Like many people of a certain age, I heard about A Taste of Honey through Morrissey, who had a penchant for nicking its best lines. Indeed, the delivery of “I dreamt about you last night. Fell out of bed twice” and “The dream has gone but the baby is real” were met with a ripple of acknowledgement from the Trafalgar Studios audience; it would probably have been more vocal had Morrissey not since become such a tosser.

Playwright Shelagh Delaney, a working class woman who left school at 15, was just 19 when, in 1958, she wrote A Taste of Honey, a darkly funny and lightly tragic story about a young girl growing up in the slums of 1950s Salford. It was the archetypal kitchen sink drama – indeed, there’s a literal kitchen sink on the stage – a story of working class domesticity played out by characters of slender means with no real hope of escaping their cycle of poverty. 

Bijan Sheibani rekindles his obsession with the play after directing a successful run at the National Theatre in 2014. This time he returns to the play’s 1958 roots, borrowing then-director Joan Littlewood’s conceit of installing a three-piece jazz band on the stage, offsetting the social realism with a dreamy, lounge-bar vibe.

It works. Jodie Prenger plays Helen, the randy absentee mother of the piece, with the louche allure of an ageing club singer. She’s a tough old bird with a weakness for younger men, willing to abandon her quiet, artistic daughter Josephine for any charmer who comes knocking. 

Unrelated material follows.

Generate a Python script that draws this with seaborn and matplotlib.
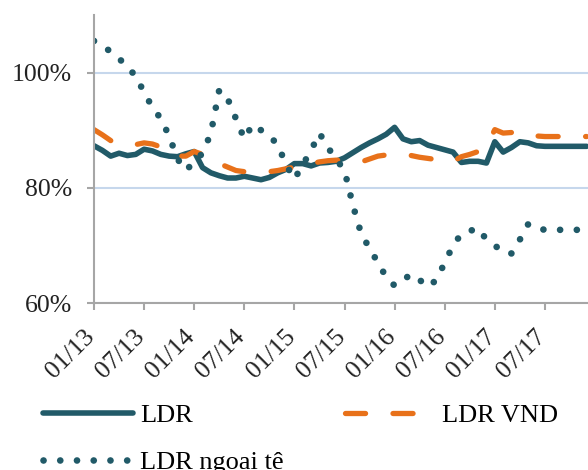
import pandas as pd
import numpy as np
from matplotlib import pyplot as plt
from matplotlib.transforms import ScaledTranslation
import seaborn as sns

# tháng 01/2013 .. 12/2017
months = pd.date_range('2013-01-01', '2017-12-01', freq='MS')
tick_labels = ['01/13', '07/13', '01/14', '07/14', '01/15',
               '07/15', '01/16', '07/16', '01/17', '07/17']

ldr = [87.3, 86.5, 85.5, 86.0, 85.6, 85.8, 86.7, 86.4, 85.8, 85.5,
       85.4, 85.9, 86.3, 83.5, 82.6, 82.1, 81.7, 81.7, 82.0, 81.7,
       81.4, 81.8, 82.6, 83.2, 84.2, 84.2, 83.8, 84.3, 84.4, 84.6,
       85.2, 86.1, 87.0, 87.8, 88.5, 89.3, 90.5, 88.5, 88.0, 88.2,
       87.4, 87.0, 86.6, 86.2, 84.4, 84.6, 84.6, 84.3, 88.0, 86.2,
       87.0, 88.0, 87.8, 87.3, 87.2, 87.2, 87.2, 87.2, 87.2, 87.2]
ldr_vnd = [90.1, 89.2, 88.2, 87.6, 87.4, 87.5, 87.8, 87.6, 87.1, 86.2,
           85.5, 85.5, 86.3, 85.8, 84.8, 84.2, 83.6, 83.0, 82.8, 82.7,
           82.7, 82.8, 83.0, 83.3, 83.6, 83.9, 84.2, 84.5, 84.7, 84.8,
           84.8, 84.6, 84.5, 85.0, 85.5, 85.7, 85.9, 85.8, 85.6, 85.3,
           85.1, 84.9, 84.7, 84.6, 85.4, 85.8, 86.3, 87.2, 90.1, 89.5,
           89.6, 89.8, 89.5, 89.0, 88.9, 88.9, 88.9, 88.9, 88.9, 88.9]
ldr_ngoai_te = [105.5, 104.5, 103.7, 102.5, 100.8, 99.5, 96.5, 94.0, 92.0, 89.0,
                85.0, 83.0, 84.5, 86.0, 89.5, 97.0, 95.5, 92.0, 88.5, 91.0,
                90.0, 89.0, 87.5, 84.0, 81.5, 84.0, 86.5, 89.5, 87.0, 85.0,
                83.0, 77.0, 72.0, 69.5, 67.0, 64.5, 63.0, 64.0, 65.0, 64.0,
                62.8, 64.0, 67.0, 70.0, 72.0, 72.5, 73.0, 71.0, 70.0, 68.8,
                68.6, 71.0, 73.7, 73.0, 72.7, 72.7, 72.7, 72.7, 72.7, 72.7]

df = pd.DataFrame({'t': np.arange(len(months)), 'LDR': ldr,
                   'LDR VND': ldr_vnd, 'LDR ngoại tệ': ldr_ngoai_te})

teal = '#215a68'
orange = '#e8711a'
plt.rcParams['font.family'] = ['Liberation Serif', 'DejaVu Serif']

fig = plt.figure(figsize=(5.88, 4.70), dpi=100)
ax = fig.add_axes([94/588, 167/470, 494/588, 288/470])

sns.lineplot(data=df, x='t', y='LDR', ax=ax, color=teal, lw=4.0,
             solid_capstyle='round', label='LDR')
sns.lineplot(data=df, x='t', y='LDR VND', ax=ax, color=orange, lw=3.8,
             linestyle=(0, (3.8, 5.2)), dash_capstyle='round', label='LDR VND')
sns.lineplot(data=df, x='t', y='LDR ngoại tệ', ax=ax, color=teal, lw=4.8,
             linestyle=(0, (0.01, 2.5)), dash_capstyle='round', label='LDR ngoại tệ')

ax.set_xlim(0, 59.16)
ax.set_ylim(60, 110)
ax.set_yticks([60, 80, 100])
ax.set_yticklabels(['60%', '80%', '100%'])
ax.set_xticks(np.arange(0, 60, 6))
ax.set_xticklabels(tick_labels, rotation=45, ha='right')
ax.set_xlabel('')
ax.set_ylabel('')
ax.yaxis.grid(True, color='#c6d7ec', lw=1.5)
ax.set_axisbelow(True)
for s in ['top', 'right']:
    ax.spines[s].set_visible(False)
for s in ['left', 'bottom']:
    ax.spines[s].set_color('#a6a6a6')
    ax.spines[s].set_linewidth(1.5)
ax.tick_params(axis='both', colors='#a6a6a6', width=1.5, length=5,
               labelsize=18.5, labelcolor='#222222')
ax.tick_params(axis='y', pad=11)
ax.tick_params(axis='x', pad=11)
shift = ScaledTranslation(5/100, 0, fig.dpi_scale_trans)
for lab in ax.get_xticklabels():
    lab.set_transform(lab.get_transform() + shift)

ax.get_legend().remove()
h, l = ax.get_legend_handles_labels()
fig.legend([h[0], h[2], h[1]], [l[0], l[2], l[1]], ncol=2, frameon=False,
           fontsize=19, loc='upper left', bbox_to_anchor=(0.055, 0.163),
           handlelength=3.4, handletextpad=0.27, columnspacing=2.35,
           labelspacing=0.89, borderaxespad=0)

fig.savefig('out.png')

Josephine (played by Gemma Dobson, who last year picked up an award for her debut in another kitchen sink drama, Rita, Sue and Bob Too) fills the void with a brief love affair with a handsome sailor, who leaves her with sweet memories and a swollen belly. She becomes something of a recluse, but for a loving friendship with her gay friend Geoffrey, who, in a creative ouroboros, seems to be channeling a young Morrissey.

They’re all a joy to watch, refusing to capitulate to the unfairness of it all, instead entertaining each other with the kind of lyrical, downbeat humour that’s become a trademark for ‘the North’, and Manchester in particular. 

Delaney’s writing really shines – she’s like a working class Oscar Wilde, forever toying with language and setting up punchlines dripping with bathos. It’s a shame this play turned out to be her magnum opus – her second, The Lion In Love, was poorly received and she wrote only sporadically after – but it’s all the more reason to catch A Taste of Honey whenever it’s being performed.